NH-01, NH-02: GOP Leads Both House Races

PPP (4/17-18, New Hampshire voters, no trendlines):

Carol Shea-Porter (D-inc): 45

Frank Guinta (R): 46

Undecided: 10

(MoE: ±3.9%)

Katrina Swett (D): 32

Charlie Bass (R): 47

Undecided: 21

(MoE: ±3.4%)

PPP does us a big favor by throwing in both congressional districts (both of which are tossups this year) in with their statewide poll of the Senate and gubernatorial races. We’ve already gotten a sense that these races are potential trouble thanks to a UNH poll from February; the generally more trustworthy PPP finds Dems in better shape in the 1st (where UNH saw Rep. Carol Shea-Porter losing 43-33 to former Manchester mayor Frank Guinta… although bear in mind that UNH saw Shea-Porter losing through most of her first re-election in 2008) but Dems faring even worse in the 2nd.

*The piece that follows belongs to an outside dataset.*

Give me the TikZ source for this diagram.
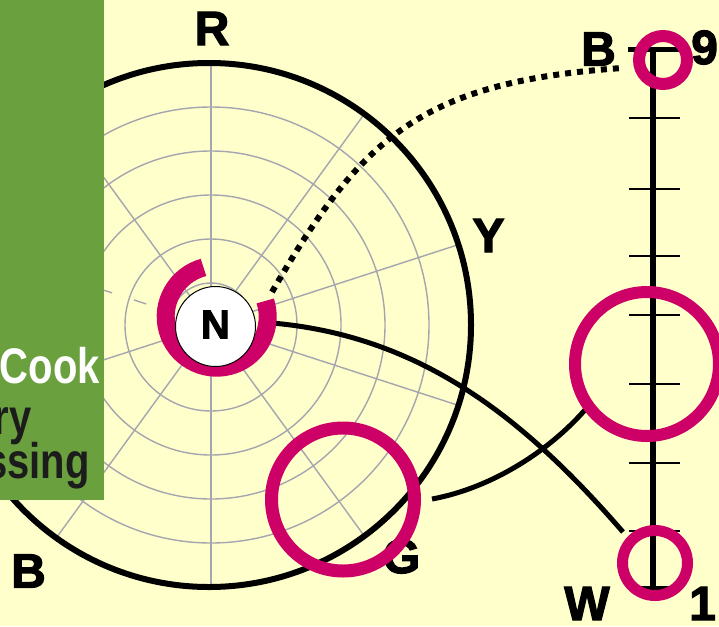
\documentclass[tikz,border=0pt]{standalone}
\usepackage{fontspec}
\newfontfamily\labf{Liberation Sans}[BoldFeatures={FakeBold=2.5}]
\newfontfamily\grnf{Liberation Sans}
\definecolor{bgc}{RGB}{255,255,204}
\definecolor{magc}{RGB}{204,0,102}
\definecolor{grnc}{RGB}{107,160,62}
\definecolor{gridc}{RGB}{165,165,175}
\definecolor{darkc}{RGB}{28,28,28}
\tikzset{
  gridline/.style={draw=gridc, line width=1.4pt},
  blackring/.style={draw=black, line width=6pt},
  lab/.style={inner sep=0pt, font=\labf\bfseries\fontsize{48}{48}\selectfont},
  greentxt/.style={inner sep=0pt, anchor=base east, font=\grnf\bfseries\fontsize{50}{50}\selectfont},
  mring/.style={circle, draw=magc, inner sep=0pt},
  conn/.style={draw=black, line width=5pt},
  dotline/.style={draw=black, line width=6pt, dash pattern=on 6pt off 6pt},
  tickthin/.style={draw=black, line width=2.5pt},
}
\begin{document}
\begin{tikzpicture}[x=1pt,y=-1pt]
\useasboundingbox (0,0) rectangle (719,626);
\fill[bgc] (0,0) rectangle (719,626);
% polar grid
\begin{scope}
  \clip (209,325) circle (262);
  \foreach \r in {42,86,130,174,218} \draw[gridline] (211,325) circle (\r);
  \foreach \a in {18,54,90,126,162,234,270,306,342} \draw[gridline] (211,325) -- ++(\a:300);
  \draw[gridline] (211,325) ++(198:68) -- ++(198:13);
  \draw[gridline] (211,325) ++(198:104) -- ++(198:13);
\end{scope}
\draw[blackring] (209,325) circle (262);
% labels
\node[lab] (lR) at (212,28.5) {R};
\node[lab] (lY) at (488.5,235.5) {Y};
\node[lab] (lG) at (401.5,556.5) {G};
\node[lab] (lB) at (28.5,571) {B};
\node[lab] (lBt) at (598.5,49) {B};
\node[lab, anchor=west] (l9) at (691,47.5) {9};
\node[lab] (lW) at (587,603.5) {W};
\node[lab, anchor=west] (l1) at (689,603.5) {1};
% green panel
\fill[grnc] (0,0) rectangle (103.5,499.5);
\begin{scope}
  \clip (0,0) rectangle (103.5,499.5);
  \node[greentxt, text=white] (tcook) at (100,383) {\scalebox{0.8}[1]{Cook}};
  \node[greentxt, text=darkc] (try) at (32,434) {\scalebox{0.8}[1]{ry}};
  \node[greentxt, text=darkc] (tssing) at (90,478) {\scalebox{0.8}[1]{ssing}};
\end{scope}
% value axis
\coordinate (axtop) at (653,50);
\coordinate (axbot) at (653,588);
\draw[line width=6pt] (axtop) -- (axbot);
\draw[line width=5pt] (628,50) -- (679,50);
\draw[line width=3.5pt] (629,588) -- (680,588);
\foreach \t in {118,189,256,315,384,463,531} \draw[tickthin] (629,\t) -- (680,\t);
% connectors
\coordinate (dA) at (272,292);
\coordinate (dB) at (622,68);
\coordinate (nA) at (272,323);
\coordinate (nB) at (623,532);
\coordinate (gA) at (432,499);
\coordinate (gB) at (590,404);
\draw[dotline] (dA) .. controls (362,136) and (422,82) .. (dB);
\draw[conn] (nA) .. controls (422,336) and (525,419) .. (nB);
\draw[conn] (gA) .. controls (492,488) and (552,450) .. (gB);
% N ring and disc
\draw[draw=magc, line width=18pt] (216.7,316.7) ++(-105:51) arc[start angle=-105, end angle=-378, radius=51];
\node[circle, draw=black, fill=white, line width=1pt, minimum size=80pt, inner sep=0pt,
      font=\labf\bfseries\fontsize{40}{40}\selectfont] (N) at (215.5,326.5) {\raisebox{4pt}{N}};
% magenta rings
\node[mring, line width=12pt, minimum size=48pt] (topc) at (663,60) {};
\node[mring, line width=12pt, minimum size=144pt] (bigc) at (647,364) {};
\node[mring, line width=11pt, minimum size=65pt] (botc) at (655,563) {};
\node[mring, line width=13pt, minimum size=143pt] (gc) at (343,499.5) {};
\end{tikzpicture}
\end{document}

There’s not too much falloff in Democratic enthusiasm in these districts; their samples went 48-45 for Obama in the 1st and 52-46 for Obama in the 2nd. Instead, there seems to be some antipathy to the Democratic candidates in these districts; Shea-Porter’s approval is 41/50, and Swett fares even worse, somehow managing to be unknown and unpopular among those who know her: 19/29 (including, tellingly, 35/16 among liberals and 35/18 among Democrats). Shea-Porter is pretty much locked-in; her survival will be all about turnout and the Dems’ overall standing come November. But it’d be interesting to see whether Ann McLane Kuster (who’s probably even less known than Swett, but likely in better standing with the Democratic base) fares any better against Charlie Bass, who benefits from being fairly well-known, having held the seat from 1994-2006. Alas, there were no head-to-heads involving Kuster (or, in the 1st, involving the lesser GOPers).

35 thoughts on “NH-01, NH-02: GOP Leads Both House Races”

  1. …than Swett, frankly.

    Kuster is anonymous to voters, more than Swett I’m sure since Swett is a more prominent figure within the party.

    I imagine if PPP tested Kuster in the same sample, there would be more undecideds, but Bass would still be in the low/mid-40s, and Kuster in the 20s with only the hard-core Democratic base picking her (assuming the poll question identifies her as a Democrat).

    Bass was the man for a dozen years in this seat, and one thing he did right that Jeb Bradley didn’t do was to skip 2008.  If Bass ran and lost then, he’d be done now, the state Republicans would insist on new blood, and we’d be better shape at the outset.  Bradley wouldn’t be in bad shape now had he skipped 2008 himself, but now he’s damaged goods (despite having returned to office in the state Senate).

  2. it’s going to be close in this climate, the fact that she’s only down a point means it’s still anyone’s game.

  3. Not to go Tekzilla on everybody, but I in no way expected a result that poor from a district with a democratic lean.  Especially not because I had always considered Katrina Swett to be a top-tier candidate.  Yikes.  

    Come my May Ratings Update NH-2 is going to move to Republican takeover status unless another poll comes out between now and then with different results.

  4. I would have liked to see a poll done.  I think Hodes probably would have a better shot at a career if he dropped out of the Senate race and ran here again.  I suspect even Hodes might be trailing Bass in this district as he is likely losing to the lessor known Ayotte here.  

    I wish that Hodes never ran for Senate.  In that case, Bass may not have run in this district and Democrats would have held this seat.

    All of this giving up House seat to try and get over 60 in that we seemed to be doing last year was not a good idea.  Especially since we have a good shot at losing the House, but have almost no chance of losing the Senate.

    A lot of these runs(ie Melancon in Louisiana, Ellsworth in Indiana) are equivalent to Jim Walsh running against Hillary Clinton in 2006 or Dave Reichart running against Maria Cantwell in 2006.  

    The general rule of thumb is that you dont try to beat a Senate incumbent or give up your seat to run in a tough state unless it is going to be a very good year for your party(ie 1974 for Democrats, 1978 for Republicans, 1986 for Democrats, 1994 for Republicans, 2006 and 2008 for Democrats, 2010 for Republicans).  Democrats need a lesson in cutting losses.